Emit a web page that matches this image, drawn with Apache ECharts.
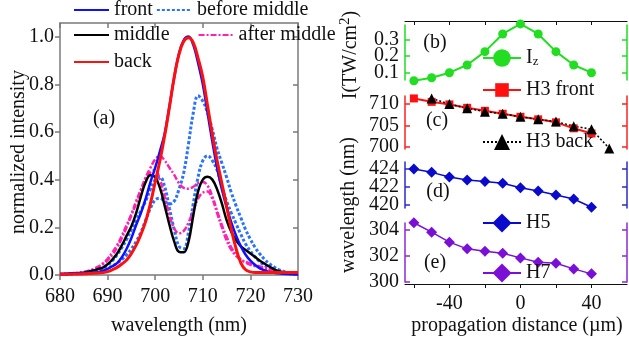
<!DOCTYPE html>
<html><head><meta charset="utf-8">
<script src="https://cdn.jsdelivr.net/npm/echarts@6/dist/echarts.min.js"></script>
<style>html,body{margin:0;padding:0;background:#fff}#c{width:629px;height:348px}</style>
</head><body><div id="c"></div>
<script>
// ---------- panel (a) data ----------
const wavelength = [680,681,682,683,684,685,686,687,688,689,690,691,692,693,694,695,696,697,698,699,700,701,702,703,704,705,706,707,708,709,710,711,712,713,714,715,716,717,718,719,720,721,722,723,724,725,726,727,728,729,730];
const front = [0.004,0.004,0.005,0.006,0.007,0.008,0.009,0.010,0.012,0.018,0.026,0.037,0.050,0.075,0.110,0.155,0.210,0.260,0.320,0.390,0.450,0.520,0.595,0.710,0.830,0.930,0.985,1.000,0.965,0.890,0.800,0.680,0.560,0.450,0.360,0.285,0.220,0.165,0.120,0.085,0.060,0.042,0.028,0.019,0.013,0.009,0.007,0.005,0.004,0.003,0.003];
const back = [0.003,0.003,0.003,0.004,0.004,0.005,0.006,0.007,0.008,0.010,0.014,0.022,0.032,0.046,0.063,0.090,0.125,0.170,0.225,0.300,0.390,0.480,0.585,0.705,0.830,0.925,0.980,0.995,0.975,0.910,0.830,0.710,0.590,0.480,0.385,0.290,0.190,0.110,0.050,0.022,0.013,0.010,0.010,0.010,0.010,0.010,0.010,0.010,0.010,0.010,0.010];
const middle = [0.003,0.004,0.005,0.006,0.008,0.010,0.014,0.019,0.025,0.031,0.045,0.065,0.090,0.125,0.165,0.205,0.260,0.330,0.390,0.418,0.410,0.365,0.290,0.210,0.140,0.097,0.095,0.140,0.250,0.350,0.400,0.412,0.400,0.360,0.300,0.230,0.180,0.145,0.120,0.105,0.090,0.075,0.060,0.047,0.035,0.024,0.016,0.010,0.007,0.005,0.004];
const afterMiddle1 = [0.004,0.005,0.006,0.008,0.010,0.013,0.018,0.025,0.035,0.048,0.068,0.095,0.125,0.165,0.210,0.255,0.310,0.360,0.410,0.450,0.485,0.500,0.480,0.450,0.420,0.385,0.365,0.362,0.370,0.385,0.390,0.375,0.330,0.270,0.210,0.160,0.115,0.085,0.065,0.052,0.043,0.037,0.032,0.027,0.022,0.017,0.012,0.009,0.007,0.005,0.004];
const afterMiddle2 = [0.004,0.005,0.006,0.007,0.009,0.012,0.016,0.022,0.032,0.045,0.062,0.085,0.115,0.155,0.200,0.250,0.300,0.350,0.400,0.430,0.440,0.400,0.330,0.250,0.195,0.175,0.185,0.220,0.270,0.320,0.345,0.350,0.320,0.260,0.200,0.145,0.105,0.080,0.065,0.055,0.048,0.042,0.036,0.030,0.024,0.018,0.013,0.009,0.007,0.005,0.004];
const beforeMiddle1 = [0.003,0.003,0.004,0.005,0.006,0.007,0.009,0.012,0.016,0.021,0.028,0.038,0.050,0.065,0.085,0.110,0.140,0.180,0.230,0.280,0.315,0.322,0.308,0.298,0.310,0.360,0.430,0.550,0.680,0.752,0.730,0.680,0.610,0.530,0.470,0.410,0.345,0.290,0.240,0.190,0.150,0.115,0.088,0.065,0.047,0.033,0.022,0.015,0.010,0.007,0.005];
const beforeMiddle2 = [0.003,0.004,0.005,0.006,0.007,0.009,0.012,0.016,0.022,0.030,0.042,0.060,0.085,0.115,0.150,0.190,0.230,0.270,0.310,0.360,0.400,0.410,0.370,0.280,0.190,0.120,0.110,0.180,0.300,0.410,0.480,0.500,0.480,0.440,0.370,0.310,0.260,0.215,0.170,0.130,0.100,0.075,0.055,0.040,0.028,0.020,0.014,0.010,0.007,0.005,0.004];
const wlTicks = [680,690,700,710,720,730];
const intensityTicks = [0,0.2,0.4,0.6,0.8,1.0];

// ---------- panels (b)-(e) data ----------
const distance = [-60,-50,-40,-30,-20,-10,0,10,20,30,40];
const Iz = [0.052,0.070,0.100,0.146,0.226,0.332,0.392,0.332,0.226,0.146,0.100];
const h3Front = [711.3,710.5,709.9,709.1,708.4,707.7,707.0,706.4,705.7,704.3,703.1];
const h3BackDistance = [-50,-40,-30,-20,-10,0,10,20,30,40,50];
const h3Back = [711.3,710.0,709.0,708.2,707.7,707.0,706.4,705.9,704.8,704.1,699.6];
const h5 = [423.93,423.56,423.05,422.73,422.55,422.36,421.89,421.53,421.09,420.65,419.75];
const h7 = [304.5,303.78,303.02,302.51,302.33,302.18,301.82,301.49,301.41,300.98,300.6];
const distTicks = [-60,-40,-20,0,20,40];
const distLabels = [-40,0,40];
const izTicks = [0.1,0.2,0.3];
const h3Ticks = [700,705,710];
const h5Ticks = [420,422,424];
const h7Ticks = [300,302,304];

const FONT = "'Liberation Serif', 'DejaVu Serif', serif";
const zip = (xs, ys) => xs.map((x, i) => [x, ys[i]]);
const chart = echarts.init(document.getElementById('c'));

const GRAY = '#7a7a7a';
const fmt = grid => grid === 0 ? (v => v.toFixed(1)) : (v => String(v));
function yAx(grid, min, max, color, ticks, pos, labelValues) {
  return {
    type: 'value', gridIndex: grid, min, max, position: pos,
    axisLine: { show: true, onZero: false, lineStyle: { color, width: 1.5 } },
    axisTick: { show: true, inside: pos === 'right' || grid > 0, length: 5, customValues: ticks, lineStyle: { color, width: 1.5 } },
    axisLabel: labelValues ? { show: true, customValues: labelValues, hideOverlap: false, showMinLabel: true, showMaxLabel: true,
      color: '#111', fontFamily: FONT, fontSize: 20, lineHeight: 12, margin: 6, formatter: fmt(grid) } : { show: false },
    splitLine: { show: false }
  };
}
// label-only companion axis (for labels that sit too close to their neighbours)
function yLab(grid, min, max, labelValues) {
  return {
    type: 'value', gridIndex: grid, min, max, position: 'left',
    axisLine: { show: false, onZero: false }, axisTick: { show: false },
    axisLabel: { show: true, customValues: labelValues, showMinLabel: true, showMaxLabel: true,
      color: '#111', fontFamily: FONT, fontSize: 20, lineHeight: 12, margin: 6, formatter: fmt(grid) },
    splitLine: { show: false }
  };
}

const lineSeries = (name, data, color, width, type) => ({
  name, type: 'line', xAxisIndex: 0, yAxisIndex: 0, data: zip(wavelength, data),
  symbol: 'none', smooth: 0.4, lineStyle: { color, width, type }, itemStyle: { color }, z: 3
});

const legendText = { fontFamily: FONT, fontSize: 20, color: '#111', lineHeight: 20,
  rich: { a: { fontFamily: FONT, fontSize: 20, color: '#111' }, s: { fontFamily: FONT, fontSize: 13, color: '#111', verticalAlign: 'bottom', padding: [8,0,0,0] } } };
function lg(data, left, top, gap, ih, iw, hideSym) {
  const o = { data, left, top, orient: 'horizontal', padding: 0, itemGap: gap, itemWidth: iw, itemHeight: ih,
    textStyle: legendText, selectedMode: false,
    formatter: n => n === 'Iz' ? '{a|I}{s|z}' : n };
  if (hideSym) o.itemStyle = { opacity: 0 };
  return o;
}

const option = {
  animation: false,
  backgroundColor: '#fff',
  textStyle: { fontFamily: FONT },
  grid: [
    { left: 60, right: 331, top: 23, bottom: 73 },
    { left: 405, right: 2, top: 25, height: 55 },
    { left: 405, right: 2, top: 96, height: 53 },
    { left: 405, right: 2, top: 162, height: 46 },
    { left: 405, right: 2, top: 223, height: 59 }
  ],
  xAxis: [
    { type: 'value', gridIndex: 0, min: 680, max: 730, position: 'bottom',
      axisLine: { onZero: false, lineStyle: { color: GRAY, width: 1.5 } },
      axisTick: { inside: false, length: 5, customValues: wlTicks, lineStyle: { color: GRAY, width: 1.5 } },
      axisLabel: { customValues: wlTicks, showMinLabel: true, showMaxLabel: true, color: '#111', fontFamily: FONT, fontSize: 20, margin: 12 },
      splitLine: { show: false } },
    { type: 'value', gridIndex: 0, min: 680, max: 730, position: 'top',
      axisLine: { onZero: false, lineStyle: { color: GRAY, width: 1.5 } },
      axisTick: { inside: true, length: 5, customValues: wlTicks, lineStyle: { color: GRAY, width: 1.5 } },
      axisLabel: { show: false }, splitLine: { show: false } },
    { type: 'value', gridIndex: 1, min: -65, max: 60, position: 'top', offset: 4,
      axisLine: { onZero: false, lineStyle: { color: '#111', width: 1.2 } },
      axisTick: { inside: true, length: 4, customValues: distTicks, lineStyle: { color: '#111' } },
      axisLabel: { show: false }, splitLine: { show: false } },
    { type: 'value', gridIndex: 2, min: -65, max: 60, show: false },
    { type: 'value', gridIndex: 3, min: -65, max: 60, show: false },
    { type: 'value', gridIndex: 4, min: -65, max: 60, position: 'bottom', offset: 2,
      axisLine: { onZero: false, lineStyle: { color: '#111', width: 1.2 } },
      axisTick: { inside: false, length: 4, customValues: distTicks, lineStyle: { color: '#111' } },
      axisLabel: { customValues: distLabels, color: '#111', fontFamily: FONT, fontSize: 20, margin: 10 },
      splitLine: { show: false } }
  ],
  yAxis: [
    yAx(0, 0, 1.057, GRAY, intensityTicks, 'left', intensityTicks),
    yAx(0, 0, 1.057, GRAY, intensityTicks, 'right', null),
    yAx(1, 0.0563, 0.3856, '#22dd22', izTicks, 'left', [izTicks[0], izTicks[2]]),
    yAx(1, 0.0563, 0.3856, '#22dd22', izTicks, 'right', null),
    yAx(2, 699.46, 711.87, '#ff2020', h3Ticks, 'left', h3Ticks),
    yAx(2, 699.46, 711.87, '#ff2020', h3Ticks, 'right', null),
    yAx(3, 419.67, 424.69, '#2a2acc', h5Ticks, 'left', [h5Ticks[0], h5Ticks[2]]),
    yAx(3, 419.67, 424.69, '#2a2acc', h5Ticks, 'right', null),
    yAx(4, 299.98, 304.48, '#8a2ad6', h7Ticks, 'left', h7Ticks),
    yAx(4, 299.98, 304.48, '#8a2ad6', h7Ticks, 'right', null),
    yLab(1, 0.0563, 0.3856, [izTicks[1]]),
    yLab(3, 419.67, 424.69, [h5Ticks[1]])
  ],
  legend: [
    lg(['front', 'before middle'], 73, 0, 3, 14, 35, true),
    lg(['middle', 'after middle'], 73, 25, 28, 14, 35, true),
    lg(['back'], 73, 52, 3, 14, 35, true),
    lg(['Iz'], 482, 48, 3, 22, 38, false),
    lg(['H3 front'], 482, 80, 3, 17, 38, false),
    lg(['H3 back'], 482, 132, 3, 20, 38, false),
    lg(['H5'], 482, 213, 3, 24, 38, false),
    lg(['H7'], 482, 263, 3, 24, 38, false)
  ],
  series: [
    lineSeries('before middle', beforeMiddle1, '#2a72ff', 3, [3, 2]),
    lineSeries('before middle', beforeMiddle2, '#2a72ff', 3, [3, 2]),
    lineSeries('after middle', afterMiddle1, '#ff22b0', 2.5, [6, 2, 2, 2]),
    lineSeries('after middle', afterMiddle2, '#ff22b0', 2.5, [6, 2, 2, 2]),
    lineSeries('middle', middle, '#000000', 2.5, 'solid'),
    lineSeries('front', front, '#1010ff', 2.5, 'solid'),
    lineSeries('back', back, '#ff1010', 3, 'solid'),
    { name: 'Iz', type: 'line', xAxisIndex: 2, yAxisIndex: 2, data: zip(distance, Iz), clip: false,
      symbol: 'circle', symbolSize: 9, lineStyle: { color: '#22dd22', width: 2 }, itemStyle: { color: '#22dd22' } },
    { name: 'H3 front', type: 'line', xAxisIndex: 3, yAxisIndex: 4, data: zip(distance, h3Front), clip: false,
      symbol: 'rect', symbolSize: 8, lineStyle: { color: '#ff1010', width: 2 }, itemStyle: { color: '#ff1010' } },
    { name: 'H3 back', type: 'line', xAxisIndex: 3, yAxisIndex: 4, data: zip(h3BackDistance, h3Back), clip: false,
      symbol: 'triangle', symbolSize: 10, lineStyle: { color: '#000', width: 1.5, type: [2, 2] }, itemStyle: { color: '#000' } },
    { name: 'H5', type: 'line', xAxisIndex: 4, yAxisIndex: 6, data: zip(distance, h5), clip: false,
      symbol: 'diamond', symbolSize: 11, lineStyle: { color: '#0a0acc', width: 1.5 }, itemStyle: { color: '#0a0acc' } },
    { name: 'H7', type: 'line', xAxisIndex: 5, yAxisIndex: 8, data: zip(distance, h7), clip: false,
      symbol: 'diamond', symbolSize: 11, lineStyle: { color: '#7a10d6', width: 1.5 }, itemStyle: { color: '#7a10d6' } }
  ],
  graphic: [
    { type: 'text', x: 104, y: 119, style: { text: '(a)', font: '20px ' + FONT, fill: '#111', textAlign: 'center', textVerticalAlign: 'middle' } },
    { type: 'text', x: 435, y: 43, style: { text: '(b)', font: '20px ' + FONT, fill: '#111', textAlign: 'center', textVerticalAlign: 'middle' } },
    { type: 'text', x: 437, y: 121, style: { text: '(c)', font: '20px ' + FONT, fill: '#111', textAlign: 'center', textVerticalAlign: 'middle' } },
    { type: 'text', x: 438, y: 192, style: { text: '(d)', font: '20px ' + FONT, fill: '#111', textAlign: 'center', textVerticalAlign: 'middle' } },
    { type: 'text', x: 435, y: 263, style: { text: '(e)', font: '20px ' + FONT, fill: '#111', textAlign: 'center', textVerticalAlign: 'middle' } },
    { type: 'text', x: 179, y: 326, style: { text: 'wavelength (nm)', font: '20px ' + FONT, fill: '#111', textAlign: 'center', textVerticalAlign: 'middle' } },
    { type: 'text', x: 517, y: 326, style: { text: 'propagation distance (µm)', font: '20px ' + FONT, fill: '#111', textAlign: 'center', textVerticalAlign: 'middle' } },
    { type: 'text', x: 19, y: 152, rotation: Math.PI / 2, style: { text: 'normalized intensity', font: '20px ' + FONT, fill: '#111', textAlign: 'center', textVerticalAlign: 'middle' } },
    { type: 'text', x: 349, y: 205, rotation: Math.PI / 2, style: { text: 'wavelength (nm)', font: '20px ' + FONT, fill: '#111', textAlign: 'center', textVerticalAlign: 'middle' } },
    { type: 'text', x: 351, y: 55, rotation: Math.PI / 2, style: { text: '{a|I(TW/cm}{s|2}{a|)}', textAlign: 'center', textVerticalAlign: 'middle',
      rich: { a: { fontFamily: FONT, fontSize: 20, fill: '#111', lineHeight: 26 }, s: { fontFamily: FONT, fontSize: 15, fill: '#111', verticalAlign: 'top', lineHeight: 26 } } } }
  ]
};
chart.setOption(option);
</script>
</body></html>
====
== TASK STATEMENT ==
For the listing above, identify each line bearing "that".

== FINISHED ANSWER ==
Emit a web page that matches this image, drawn with Apache ECharts.
// label-only companion axis (for labels that sit too close to their neighbours)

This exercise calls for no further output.